# PROBLEM REQUIREMENTS
Give back the full listing, character for character, with no pictures.

* begin *

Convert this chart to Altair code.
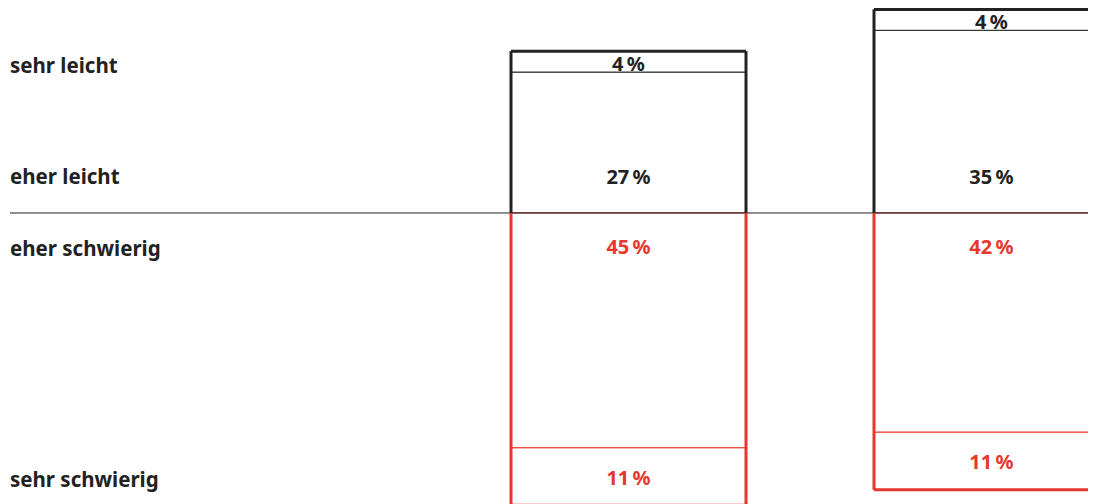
import altair as alt
import pandas as pd

groups = ["Gruppe 1", "Gruppe 2"]
categories = ["sehr leicht", "eher leicht", "eher schwierig", "sehr schwierig"]
values_g1 = [4, 27, 45, 11]
values_g2 = [4, 35, 42, 11]

BLACK = "#222222"
RED = "#e8372c"
FONT = "Noto Sans"

rows = []
for g, vals in zip(groups, [values_g1, values_g2]):
    sl, el, es, ss = vals
    rows.append(dict(group=g, cat=categories[1], side="pos", start=0, end=el, inner=True, value=el))
    rows.append(dict(group=g, cat=categories[0], side="pos", start=el, end=el + sl, inner=False, value=sl))
    rows.append(dict(group=g, cat=categories[2], side="neg", start=0, end=-es, inner=True, value=es))
    rows.append(dict(group=g, cat=categories[3], side="neg", start=-es, end=-es - ss, inner=False, value=ss))
df = pd.DataFrame(rows)
df["label"] = df["value"].astype(str) + "\u2009%"
df["mid"] = (df["start"] + df["end"]) / 2
df["zero"] = 0

tot = df.groupby(["group", "side"], as_index=False).agg(
    total=("end", lambda s: s.loc[s.abs().idxmax()])
)
tot["zero"] = 0

W, H = 1080, 496
xscale = alt.Scale(domain=groups, range=[503, 1101], paddingInner=0.3526, paddingOuter=0)
yscale = alt.Scale(domain=[-55.75, 39.27], nice=False, zero=False)
color_scale = alt.Scale(domain=["pos", "neg"], range=[BLACK, RED])

base = alt.Chart(df)

segments = base.mark_rect(fill="white", strokeWidth=1).encode(
    x=alt.X("group:N", scale=xscale, axis=None),
    y=alt.Y("start:Q", scale=yscale, axis=None),
    y2="end:Q",
    stroke=alt.Stroke("side:N", scale=color_scale, legend=None),
)

tb = alt.Chart(tot)
left_edge = tb.mark_rule(strokeWidth=3).encode(
    x=alt.X("group:N", scale=xscale, bandPosition=0, axis=None),
    y=alt.Y("zero:Q", scale=yscale, axis=None),
    y2="total:Q",
    color=alt.Color("side:N", scale=color_scale, legend=None),
)
right_edge = tb.mark_rule(strokeWidth=3).encode(
    x=alt.X("group:N", scale=xscale, bandPosition=1, axis=None),
    y=alt.Y("zero:Q", scale=yscale, axis=None),
    y2="total:Q",
    color=alt.Color("side:N", scale=color_scale, legend=None),
)
end_edge = tb.mark_rect(fill=None, strokeWidth=3, strokeJoin="miter").encode(
    x=alt.X("group:N", scale=xscale, axis=None),
    y=alt.Y("total:Q", scale=yscale, axis=None),
    y2="total:Q",
    stroke=alt.Stroke("side:N", scale=color_scale, legend=None),
)

baseline = alt.Chart(pd.DataFrame({"y": [0]})).mark_rule(color=BLACK, strokeWidth=1).encode(
    y=alt.Y("y:Q", scale=yscale, axis=None),
    x=alt.value(2),
    x2=alt.value(W),
)


def pct_text(data_filter, ycol, dy):
    return base.transform_filter(data_filter).mark_text(
        font=FONT, fontWeight="bold", fontSize=20, baseline="middle", align="center", dy=dy
    ).encode(
        x=alt.X("group:N", scale=xscale, axis=None),
        y=alt.Y(f"{ycol}:Q", scale=yscale, axis=None),
        text="label:N",
        color=alt.Color("side:N", scale=color_scale, legend=None),
    )


def row_text(data_filter, ycol, dy):
    return base.transform_filter(data_filter).transform_filter(
        alt.datum.group == groups[0]
    ).mark_text(
        font=FONT, fontWeight="bold", fontSize=20.5, baseline="middle", align="left", dy=dy, color=BLACK
    ).encode(
        x=alt.value(2),
        y=alt.Y(f"{ycol}:Q", scale=yscale, axis=None),
        text="cat:N",
    )


inner_pos = (alt.datum.inner) & (alt.datum.side == "pos")
inner_neg = (alt.datum.inner) & (alt.datum.side == "neg")
outer_pos = (~alt.datum.inner) & (alt.datum.side == "pos")
outer_neg = (~alt.datum.inner) & (alt.datum.side == "neg")

texts = [
    pct_text(inner_pos, "zero", -35),
    pct_text(inner_neg, "zero", 35),
    pct_text(outer_pos, "mid", 3),
    pct_text(outer_neg, "mid", 2),
    row_text(inner_pos, "zero", -35),
    row_text(inner_neg, "zero", 37),
    row_text(outer_pos, "mid", 5),
    row_text(outer_neg, "mid", 4),
]

chart = alt.layer(
    segments, baseline, left_edge, right_edge, end_edge, *texts
).properties(
    width=W, height=H, padding=0, autosize="none"
).configure_view(stroke=None)

chart.save("out.html", embed_options={"renderer": "svg", "actions": False})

* end *

# THE COMPLETED TASK
Convert this chart to Altair code.
import altair as alt
import pandas as pd

groups = ["Gruppe 1", "Gruppe 2"]
categories = ["sehr leicht", "eher leicht", "eher schwierig", "sehr schwierig"]
values_g1 = [4, 27, 45, 11]
values_g2 = [4, 35, 42, 11]

BLACK = "#222222"
RED = "#e8372c"
FONT = "Noto Sans"

rows = []
for g, vals in zip(groups, [values_g1, values_g2]):
    sl, el, es, ss = vals
    rows.append(dict(group=g, cat=categories[1], side="pos", start=0, end=el, inner=True, value=el))
    rows.append(dict(group=g, cat=categories[0], side="pos", start=el, end=el + sl, inner=False, value=sl))
    rows.append(dict(group=g, cat=categories[2], side="neg", start=0, end=-es, inner=True, value=es))
    rows.append(dict(group=g, cat=categories[3], side="neg", start=-es, end=-es - ss, inner=False, value=ss))
df = pd.DataFrame(rows)
df["label"] = df["value"].astype(str) + "\u2009%"
df["mid"] = (df["start"] + df["end"]) / 2
df["zero"] = 0

tot = df.groupby(["group", "side"], as_index=False).agg(
    total=("end", lambda s: s.loc[s.abs().idxmax()])
)
tot["zero"] = 0

W, H = 1080, 496
xscale = alt.Scale(domain=groups, range=[503, 1101], paddingInner=0.3526, paddingOuter=0)
yscale = alt.Scale(domain=[-55.75, 39.27], nice=False, zero=False)
color_scale = alt.Scale(domain=["pos", "neg"], range=[BLACK, RED])

base = alt.Chart(df)

segments = base.mark_rect(fill="white", strokeWidth=1).encode(
    x=alt.X("group:N", scale=xscale, axis=None),
    y=alt.Y("start:Q", scale=yscale, axis=None),
    y2="end:Q",
    stroke=alt.Stroke("side:N", scale=color_scale, legend=None),
)

tb = alt.Chart(tot)
left_edge = tb.mark_rule(strokeWidth=3).encode(
    x=alt.X("group:N", scale=xscale, bandPosition=0, axis=None),
    y=alt.Y("zero:Q", scale=yscale, axis=None),
    y2="total:Q",
    color=alt.Color("side:N", scale=color_scale, legend=None),
)
right_edge = tb.mark_rule(strokeWidth=3).encode(
    x=alt.X("group:N", scale=xscale, bandPosition=1, axis=None),
    y=alt.Y("zero:Q", scale=yscale, axis=None),
    y2="total:Q",
    color=alt.Color("side:N", scale=color_scale, legend=None),
)
end_edge = tb.mark_rect(fill=None, strokeWidth=3, strokeJoin="miter").encode(
    x=alt.X("group:N", scale=xscale, axis=None),
    y=alt.Y("total:Q", scale=yscale, axis=None),
    y2="total:Q",
    stroke=alt.Stroke("side:N", scale=color_scale, legend=None),
)

baseline = alt.Chart(pd.DataFrame({"y": [0]})).mark_rule(color=BLACK, strokeWidth=1).encode(
    y=alt.Y("y:Q", scale=yscale, axis=None),
    x=alt.value(2),
    x2=alt.value(W),
)


def pct_text(data_filter, ycol, dy):
    return base.transform_filter(data_filter).mark_text(
        font=FONT, fontWeight="bold", fontSize=20, baseline="middle", align="center", dy=dy
    ).encode(
        x=alt.X("group:N", scale=xscale, axis=None),
        y=alt.Y(f"{ycol}:Q", scale=yscale, axis=None),
        text="label:N",
        color=alt.Color("side:N", scale=color_scale, legend=None),
    )


def row_text(data_filter, ycol, dy):
    return base.transform_filter(data_filter).transform_filter(
        alt.datum.group == groups[0]
    ).mark_text(
        font=FONT, fontWeight="bold", fontSize=20.5, baseline="middle", align="left", dy=dy, color=BLACK
    ).encode(
        x=alt.value(2),
        y=alt.Y(f"{ycol}:Q", scale=yscale, axis=None),
        text="cat:N",
    )


inner_pos = (alt.datum.inner) & (alt.datum.side == "pos")
inner_neg = (alt.datum.inner) & (alt.datum.side == "neg")
outer_pos = (~alt.datum.inner) & (alt.datum.side == "pos")
outer_neg = (~alt.datum.inner) & (alt.datum.side == "neg")

texts = [
    pct_text(inner_pos, "zero", -35),
    pct_text(inner_neg, "zero", 35),
    pct_text(outer_pos, "mid", 3),
    pct_text(outer_neg, "mid", 2),
    row_text(inner_pos, "zero", -35),
    row_text(inner_neg, "zero", 37),
    row_text(outer_pos, "mid", 5),
    row_text(outer_neg, "mid", 4),
]

chart = alt.layer(
    segments, baseline, left_edge, right_edge, end_edge, *texts
).properties(
    width=W, height=H, padding=0, autosize="none"
).configure_view(stroke=None)

chart.save("out.html", embed_options={"renderer": "svg", "actions": False})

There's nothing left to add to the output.